No Curdistão iraquiano, as famílias tradicionalmente se reúnem às sextas-feiras para lembrar um ente querido falecido. No entanto, no cemitério de Siwan, o terreno destinado às vítimas de feminicídio quase nunca há ninguém.
Ali jazem dezenas de vítimas de violência doméstica, sob lápides que, em sua maioria, nem sequer exibem um nome, às vezes apenas um número, vinculado às listas do departamento de medicina legal.
Vidas esquecidas para sempre, de esposas assassinadas por um marido violento, de filhas e irmãs mortas por um pai ou irmão que sentiu que precisava defender a "honra" da família.
"O coveiro as enterra à noite, para que os parentes não saibam onde está o túmulo e venham destruí-lo", disse à AFP a advogada feminista Rozkar Ibrahim, de 33 anos, no cemitério.
Ela poderia contar tragédias por horas, como a de uma mulher que se apaixonou, engravidou e tentou fugir do país com o amante e a criança. Seus parentes os encontraram e os mataram, junto com o bebê.
"Eles estão enterrados aqui", diz Ibrahim, vestida de preto, visitando o cemitério perto de Suleimaniya, a segunda cidade do Curdistão, no norte do Iraque.
"Este cemitério nem deveria existir", acrescenta a ativista, que há anos luta pela identificação das lápides anônimas.
- "Cultura da impunidade" -
O número exato de vítimas enterradas permanece incerto. Mas Othman Saleh, coveiro há 15 anos, afirma ter enterrado cerca de 200 mulheres e adolescentes, algumas com apenas 13 anos.
"Elas foram mortas, queimadas ou estranguladas", diz o homem de 55 anos.

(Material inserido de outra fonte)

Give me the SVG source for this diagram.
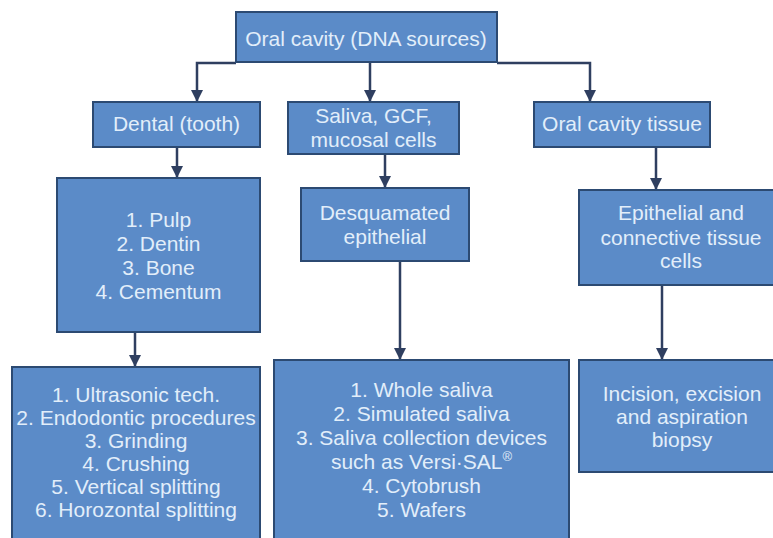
<svg xmlns="http://www.w3.org/2000/svg" width="773" height="538" viewBox="0 0 773 538">
<defs>
<style>
.box{fill:#5b8bc8;stroke:#2c4a72;stroke-width:2}
.t{font-family:"Liberation Sans",Arial,sans-serif;font-size:21px;fill:#e2eefa;text-anchor:middle}
.c{fill:none;stroke:#2f3f60;stroke-width:2.5}
</style>
<marker id="ah" markerUnits="userSpaceOnUse" markerWidth="12" markerHeight="12" viewBox="0 0 12 12" refX="11" refY="6" orient="auto">
<path d="M0,0 L12,6 L0,12 z" fill="#2f3f60"/>
</marker>
</defs>
<rect width="773" height="538" fill="#ffffff"/>
<g id="connectors">
<path class="c" d="M236 63 H197 V101" marker-end="url(#ah)"/>
<path class="c" d="M370 62 V101" marker-end="url(#ah)"/>
<path class="c" d="M497 63 H590 V101" marker-end="url(#ah)"/>
<path class="c" d="M177 147 V177" marker-end="url(#ah)"/>
<path class="c" d="M135 332 V366" marker-end="url(#ah)"/>
<path class="c" d="M385 154 V187" marker-end="url(#ah)"/>
<path class="c" d="M400 261 V359" marker-end="url(#ah)"/>
<path class="c" d="M656 147 V189" marker-end="url(#ah)"/>
<path class="c" d="M662 285 V359" marker-end="url(#ah)"/>
</g>
<g id="root">
<rect class="box" x="236" y="12" width="261" height="50"/>
<text class="t" x="366" y="46">Oral cavity (DNA sources)</text>
</g>
<g id="dental">
<rect class="box" x="93" y="102" width="167" height="45"/>
<text class="t" x="176.5" y="131">Dental (tooth)</text>
</g>
<g id="saliva">
<rect class="box" x="288" y="102" width="171" height="52"/>
<text class="t" x="373.5" y="123">Saliva, GCF,</text>
<text class="t" x="373.5" y="146.5">mucosal cells</text>
</g>
<g id="tissue">
<rect class="box" x="534" y="102" width="176" height="45"/>
<text class="t" x="622" y="131">Oral cavity tissue</text>
</g>
<g id="dental-parts">
<rect class="box" x="57" y="178" width="203" height="154"/>
<text class="t" x="158.5" y="227">1. Pulp</text>
<text class="t" x="158.5" y="251">2. Dentin</text>
<text class="t" x="158.5" y="275">3. Bone</text>
<text class="t" x="158.5" y="299">4. Cementum</text>
</g>
<g id="desquamated">
<rect class="box" x="301" y="188" width="168" height="73"/>
<text class="t" x="385" y="220">Desquamated</text>
<text class="t" x="385" y="244">epithelial</text>
</g>
<g id="epithelial">
<rect class="box" x="579" y="190" width="206" height="95"/>
<text class="t" x="681" y="220">Epithelial and</text>
<text class="t" x="681" y="245">connective tissue</text>
<text class="t" x="681" y="268">cells</text>
</g>
<g id="dental-methods">
<rect class="box" x="12" y="367" width="248" height="180"/>
<text class="t" x="136" y="402">1. Ultrasonic tech.</text>
<text class="t" x="136" y="425">2. Endodontic procedures</text>
<text class="t" x="136" y="448">3. Grinding</text>
<text class="t" x="136" y="471">4. Crushing</text>
<text class="t" x="136" y="494">5. Vertical splitting</text>
<text class="t" x="136" y="517">6. Horozontal splitting</text>
</g>
<g id="saliva-methods">
<rect class="box" x="274" y="360" width="295" height="187"/>
<text class="t" x="421.5" y="397">1. Whole saliva</text>
<text class="t" x="421.5" y="421">2. Simulated saliva</text>
<text class="t" x="421.5" y="445">3. Saliva collection devices</text>
<text class="t" x="421.5" y="469">such as Versi·SAL<tspan font-size="13" dy="-8">®</tspan></text>
<text class="t" x="421.5" y="493">4. Cytobrush</text>
<text class="t" x="421.5" y="517">5. Wafers</text>
</g>
<g id="biopsy">
<rect class="box" x="579" y="360" width="206" height="112"/>
<text class="t" x="682" y="401">Incision, excision</text>
<text class="t" x="682" y="424">and aspiration</text>
<text class="t" x="682" y="447">biopsy</text>
</g>
</svg>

Em um Iraque predominantemente conservador, a violência contra as mulheres é frequente. De uma população de 43 milhões, mais de um milhão de mulheres e meninas são ameaçadas pela violência de gênero, de acordo com a ONU.
No Curdistão autônomo, que quer se apresentar como um oásis de estabilidade e modernidade em um país dilacerado por décadas de conflito, dezenas de feminicídios são registrados todos os anos, embora as autoridades locais tenham adotado uma lei em 2011 que criminaliza a violência doméstica.
Razaw Salihy, pesquisadora da Anistia Internacional, admite que houve um "progresso significativo" na frente legislativa, mas alerta para o "índice alarmante de feminicídios e mutilações perpetrados contra mulheres e meninas, principalmente pelas mãos de parentes do sexo masculino" no Curdistão.
A "cultura da impunidade" é mantida por uma "taxa extremamente baixa" de condenações, acrescenta.
No cemitério de Siwan, a seção de feminicídio contém mulheres não identificadas de todo o Curdistão, diz Ibrahim.
Com o desgaste do tempo e da chuva, os números na maioria das lápides são apagados, diz ele. "É preciso ir ao departamento de medicina forense para obter as informações" sobre as vítimas, explica.
- "Vida" -
Em 2020, Qubad Talabani, vice-primeiro-ministro da região autônoma, proibiu o enterro de qualquer vítima não identificada. Para aqueles que já foram enterrados, sua lápide deveria conter uma inscrição simbólica: "vida".
As tragédias, entretanto, continuam.
Em junho, um homem ateou fogo em sua esposa grávida de 17 anos, disse o pai da adolescente, Jiza Jawhar, à AFP. A mãe e a criança morreram. O marido foi preso pelas forças de segurança, mas sua família nega as acusações, alegando que a garota cometeu suicídio.
Em 2021, o Curdistão registrou 45 feminicídios em comparação com 25 no ano anterior, de acordo com as últimas estatísticas oficiais.
Mas os "crimes de honra" "diminuíram consideravelmente" em 2024, diz Serkut Omar, do Departamento de Combate à Violência contra a Mulher, sem fornecer números.
Em 21 anos de carreira, o diretor do departamento de medicina forense de Suleimaniya, Barzan Mohamed, diz ter visto atrocidades.
Nos casos de feminicídio com os quais ele lidou, a maioria das vítimas foi morta "com balas", "às vezes com um único tiro, às vezes com até dez tiros", lembra.
"Também vimos casos de estrangulamento, com as mãos ou com uma corda", afirma, mencionando também um corpo queimado que estava quase irreconhecível.